Chris Graff, a spokesman with National Life Group, parent company of Life Insurance Co. of the Southwest (LSW), said independent agents who are licensed to sell LSW products might have been present at the banquet, but no LSW employees were there. Graff said Schmidt has never been a representative of LSW.
To lend credibility to the annuity transfer, the indictment alleges, Schmidt completed an application for herself and her husband to transfer $500,000 from the investment firm to the life insurance company.
The indictment states that Schmidt sent, via FedEx, life insurance applications addressed to Jack Layne in Waco from LSW in Dallas.
Delivery mix-up
Graff said that the applications were sent to Jack Layne at Fortis Investments at 2100 Sanger Ave., which the FedEx delivery person knew was not an address. FedEx, Graff said, instead shipped the applications to the real Jack Layne, whose office is on Owen Lane.

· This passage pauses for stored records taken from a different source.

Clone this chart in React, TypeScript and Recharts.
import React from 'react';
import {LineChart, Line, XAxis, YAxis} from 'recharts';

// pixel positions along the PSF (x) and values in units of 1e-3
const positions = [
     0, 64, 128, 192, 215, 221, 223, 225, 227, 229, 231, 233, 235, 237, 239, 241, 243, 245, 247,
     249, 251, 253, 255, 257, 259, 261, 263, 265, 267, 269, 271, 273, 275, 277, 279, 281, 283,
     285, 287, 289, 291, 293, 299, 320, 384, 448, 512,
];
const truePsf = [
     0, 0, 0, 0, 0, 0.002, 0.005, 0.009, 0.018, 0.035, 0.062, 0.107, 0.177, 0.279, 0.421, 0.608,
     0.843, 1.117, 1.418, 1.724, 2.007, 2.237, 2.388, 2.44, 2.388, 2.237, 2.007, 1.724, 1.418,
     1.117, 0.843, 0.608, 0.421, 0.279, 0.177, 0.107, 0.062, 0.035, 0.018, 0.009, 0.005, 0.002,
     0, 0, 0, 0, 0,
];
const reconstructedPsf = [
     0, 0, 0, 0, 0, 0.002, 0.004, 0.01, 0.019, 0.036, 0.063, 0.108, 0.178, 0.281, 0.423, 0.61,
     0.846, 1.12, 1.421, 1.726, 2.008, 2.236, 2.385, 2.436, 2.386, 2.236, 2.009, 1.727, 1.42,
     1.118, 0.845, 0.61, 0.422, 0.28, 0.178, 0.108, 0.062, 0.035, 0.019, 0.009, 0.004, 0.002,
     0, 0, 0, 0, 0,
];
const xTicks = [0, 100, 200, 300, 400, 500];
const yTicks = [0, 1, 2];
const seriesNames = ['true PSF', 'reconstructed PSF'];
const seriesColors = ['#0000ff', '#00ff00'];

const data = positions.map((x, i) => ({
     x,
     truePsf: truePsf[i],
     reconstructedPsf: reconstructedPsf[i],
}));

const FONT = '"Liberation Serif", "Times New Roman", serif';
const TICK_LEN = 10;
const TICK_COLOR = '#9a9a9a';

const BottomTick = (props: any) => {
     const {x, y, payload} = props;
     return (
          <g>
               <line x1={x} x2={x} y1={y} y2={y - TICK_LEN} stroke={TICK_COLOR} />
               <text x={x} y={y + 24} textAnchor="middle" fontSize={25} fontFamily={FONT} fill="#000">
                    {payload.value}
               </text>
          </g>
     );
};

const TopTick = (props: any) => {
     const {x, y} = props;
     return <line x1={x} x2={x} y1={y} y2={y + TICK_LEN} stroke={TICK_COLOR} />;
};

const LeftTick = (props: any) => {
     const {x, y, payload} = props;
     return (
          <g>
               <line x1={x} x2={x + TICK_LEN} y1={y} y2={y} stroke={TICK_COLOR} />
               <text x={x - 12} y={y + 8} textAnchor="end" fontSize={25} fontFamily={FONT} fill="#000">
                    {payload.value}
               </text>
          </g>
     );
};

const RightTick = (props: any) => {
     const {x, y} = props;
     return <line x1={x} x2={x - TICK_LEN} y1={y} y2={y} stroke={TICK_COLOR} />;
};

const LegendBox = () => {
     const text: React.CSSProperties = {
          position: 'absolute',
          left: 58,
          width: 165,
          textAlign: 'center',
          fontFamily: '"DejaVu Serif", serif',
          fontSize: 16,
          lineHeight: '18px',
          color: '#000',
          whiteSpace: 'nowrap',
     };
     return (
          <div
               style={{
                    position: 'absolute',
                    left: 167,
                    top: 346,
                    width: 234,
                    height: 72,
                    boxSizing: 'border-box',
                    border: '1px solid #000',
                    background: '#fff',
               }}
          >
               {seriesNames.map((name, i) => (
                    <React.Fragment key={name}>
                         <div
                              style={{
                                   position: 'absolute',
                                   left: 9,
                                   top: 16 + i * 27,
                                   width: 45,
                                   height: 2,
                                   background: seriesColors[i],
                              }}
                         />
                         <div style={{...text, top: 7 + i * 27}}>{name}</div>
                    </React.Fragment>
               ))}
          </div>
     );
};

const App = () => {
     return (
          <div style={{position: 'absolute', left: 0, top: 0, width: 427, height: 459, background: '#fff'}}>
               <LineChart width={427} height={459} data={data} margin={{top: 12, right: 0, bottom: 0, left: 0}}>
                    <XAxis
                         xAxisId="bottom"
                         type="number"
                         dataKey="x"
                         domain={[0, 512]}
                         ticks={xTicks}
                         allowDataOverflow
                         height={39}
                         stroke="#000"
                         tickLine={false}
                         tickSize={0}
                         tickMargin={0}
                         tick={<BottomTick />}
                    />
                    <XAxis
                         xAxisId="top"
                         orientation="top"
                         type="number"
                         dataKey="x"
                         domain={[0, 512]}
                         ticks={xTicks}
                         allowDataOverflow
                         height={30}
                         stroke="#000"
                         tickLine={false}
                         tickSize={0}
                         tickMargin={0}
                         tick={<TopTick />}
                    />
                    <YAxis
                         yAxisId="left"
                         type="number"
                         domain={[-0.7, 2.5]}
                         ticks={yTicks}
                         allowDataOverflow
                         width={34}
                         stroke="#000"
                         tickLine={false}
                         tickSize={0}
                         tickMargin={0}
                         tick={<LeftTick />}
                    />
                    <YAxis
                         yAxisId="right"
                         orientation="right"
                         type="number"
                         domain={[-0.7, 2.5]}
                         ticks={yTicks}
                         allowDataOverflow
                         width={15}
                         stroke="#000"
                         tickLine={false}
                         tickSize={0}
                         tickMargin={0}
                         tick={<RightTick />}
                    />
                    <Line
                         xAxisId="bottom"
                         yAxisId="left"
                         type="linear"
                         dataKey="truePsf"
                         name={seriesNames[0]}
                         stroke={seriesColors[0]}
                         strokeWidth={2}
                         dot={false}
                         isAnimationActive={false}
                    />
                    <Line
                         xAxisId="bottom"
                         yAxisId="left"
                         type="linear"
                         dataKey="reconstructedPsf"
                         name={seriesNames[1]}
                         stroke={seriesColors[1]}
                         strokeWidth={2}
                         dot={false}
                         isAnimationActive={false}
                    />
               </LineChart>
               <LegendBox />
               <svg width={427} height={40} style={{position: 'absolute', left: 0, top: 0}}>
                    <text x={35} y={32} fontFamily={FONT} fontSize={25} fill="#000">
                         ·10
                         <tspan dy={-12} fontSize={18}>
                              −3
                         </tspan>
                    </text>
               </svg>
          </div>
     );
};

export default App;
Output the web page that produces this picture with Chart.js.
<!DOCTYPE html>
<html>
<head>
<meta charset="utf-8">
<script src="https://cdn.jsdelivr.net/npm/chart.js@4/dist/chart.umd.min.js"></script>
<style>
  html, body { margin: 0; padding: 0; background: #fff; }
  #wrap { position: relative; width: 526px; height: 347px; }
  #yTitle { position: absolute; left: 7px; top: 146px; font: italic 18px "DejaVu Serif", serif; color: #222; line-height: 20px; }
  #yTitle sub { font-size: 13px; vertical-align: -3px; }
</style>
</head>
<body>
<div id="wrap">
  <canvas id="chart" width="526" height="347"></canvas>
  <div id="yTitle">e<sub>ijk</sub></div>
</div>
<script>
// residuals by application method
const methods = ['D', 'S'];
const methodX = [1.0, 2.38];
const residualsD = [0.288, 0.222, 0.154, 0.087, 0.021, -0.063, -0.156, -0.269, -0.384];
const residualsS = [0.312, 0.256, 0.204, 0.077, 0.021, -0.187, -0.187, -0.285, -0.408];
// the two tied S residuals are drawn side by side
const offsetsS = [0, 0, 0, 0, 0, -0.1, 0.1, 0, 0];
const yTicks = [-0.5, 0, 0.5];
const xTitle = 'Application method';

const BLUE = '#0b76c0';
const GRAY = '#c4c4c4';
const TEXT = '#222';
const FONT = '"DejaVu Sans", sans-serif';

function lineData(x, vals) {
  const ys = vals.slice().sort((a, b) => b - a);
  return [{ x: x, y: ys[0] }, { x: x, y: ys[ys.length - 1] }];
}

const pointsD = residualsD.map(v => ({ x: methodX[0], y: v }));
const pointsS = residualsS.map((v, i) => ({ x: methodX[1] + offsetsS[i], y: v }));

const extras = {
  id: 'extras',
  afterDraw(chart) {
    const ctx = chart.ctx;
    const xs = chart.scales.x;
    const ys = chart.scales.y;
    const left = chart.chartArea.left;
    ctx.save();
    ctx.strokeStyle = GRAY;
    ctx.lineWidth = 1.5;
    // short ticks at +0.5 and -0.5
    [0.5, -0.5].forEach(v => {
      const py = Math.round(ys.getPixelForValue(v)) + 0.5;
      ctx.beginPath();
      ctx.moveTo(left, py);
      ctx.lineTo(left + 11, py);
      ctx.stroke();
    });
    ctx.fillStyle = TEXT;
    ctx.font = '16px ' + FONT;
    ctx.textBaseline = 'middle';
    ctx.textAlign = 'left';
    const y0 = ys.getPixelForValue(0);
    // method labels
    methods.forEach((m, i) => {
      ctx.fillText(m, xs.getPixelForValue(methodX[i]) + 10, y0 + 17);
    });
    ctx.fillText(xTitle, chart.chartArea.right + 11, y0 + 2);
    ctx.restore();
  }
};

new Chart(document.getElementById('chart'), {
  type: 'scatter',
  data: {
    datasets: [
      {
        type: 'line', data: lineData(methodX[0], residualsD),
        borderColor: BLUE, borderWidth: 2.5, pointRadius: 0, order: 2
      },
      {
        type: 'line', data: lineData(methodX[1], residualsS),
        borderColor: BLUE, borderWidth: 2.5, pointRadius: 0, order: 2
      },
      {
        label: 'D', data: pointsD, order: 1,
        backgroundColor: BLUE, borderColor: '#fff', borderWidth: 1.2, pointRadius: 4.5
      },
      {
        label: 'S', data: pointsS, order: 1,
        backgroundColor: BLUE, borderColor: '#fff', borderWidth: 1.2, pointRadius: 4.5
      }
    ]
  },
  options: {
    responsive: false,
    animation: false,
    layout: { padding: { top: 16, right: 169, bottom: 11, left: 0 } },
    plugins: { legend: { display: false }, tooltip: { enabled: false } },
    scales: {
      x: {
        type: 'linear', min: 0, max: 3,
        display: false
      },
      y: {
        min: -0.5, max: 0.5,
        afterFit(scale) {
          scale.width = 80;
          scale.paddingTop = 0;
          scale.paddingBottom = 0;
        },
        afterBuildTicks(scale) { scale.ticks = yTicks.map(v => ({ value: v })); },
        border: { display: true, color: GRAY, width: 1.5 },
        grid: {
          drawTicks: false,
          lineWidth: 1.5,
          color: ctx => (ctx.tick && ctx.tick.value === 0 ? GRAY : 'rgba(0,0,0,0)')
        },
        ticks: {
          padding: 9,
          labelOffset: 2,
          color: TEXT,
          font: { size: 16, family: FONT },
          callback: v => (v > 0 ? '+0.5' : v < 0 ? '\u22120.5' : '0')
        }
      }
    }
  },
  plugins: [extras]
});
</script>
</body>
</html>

Byrom said he received a call from Jack Layne, who was confused as to why he had received an annuity application of his.
An FBI official says Layne is a longtime, reputable insurance agent in Waco whose name was used by Schmidt to add credibility to her story. Layne has been helpful in the investigation, the FBI official said Friday.
According to the indictment, Schmidt had hired a man to pretend to be “Jack Layne Jr.” and told other investors that Jack Layne Sr. had died. The indictment states that Schmidt and “Jack Layne Jr.” met with investors to assure them that their money was safe because the accounts were being handled by a Waco law firm.
Byrom said he never met “Jack Layne Jr.”
After determining his money was gone and that he’d been victimized, Byrom said he began telling his Waco lawyer of his concerns. The attorney, Byrom said, advised him to take his findings to the FBI, which he did.
Now, Byrom said, he’s not only out of the invested money, but he’s alone. His best friend stopped talking to him. The friend didn’t believe, Byrom said, that his relative was capable of the deceit Byrom alleges.
He started taking his anger at Schmidt out on his wife, he said, and she recently left him.
“You want to sit here and just cry,” Byrom said. “What she did, even to members of her own family, was like a mother and father telling their children to walk into traffic.”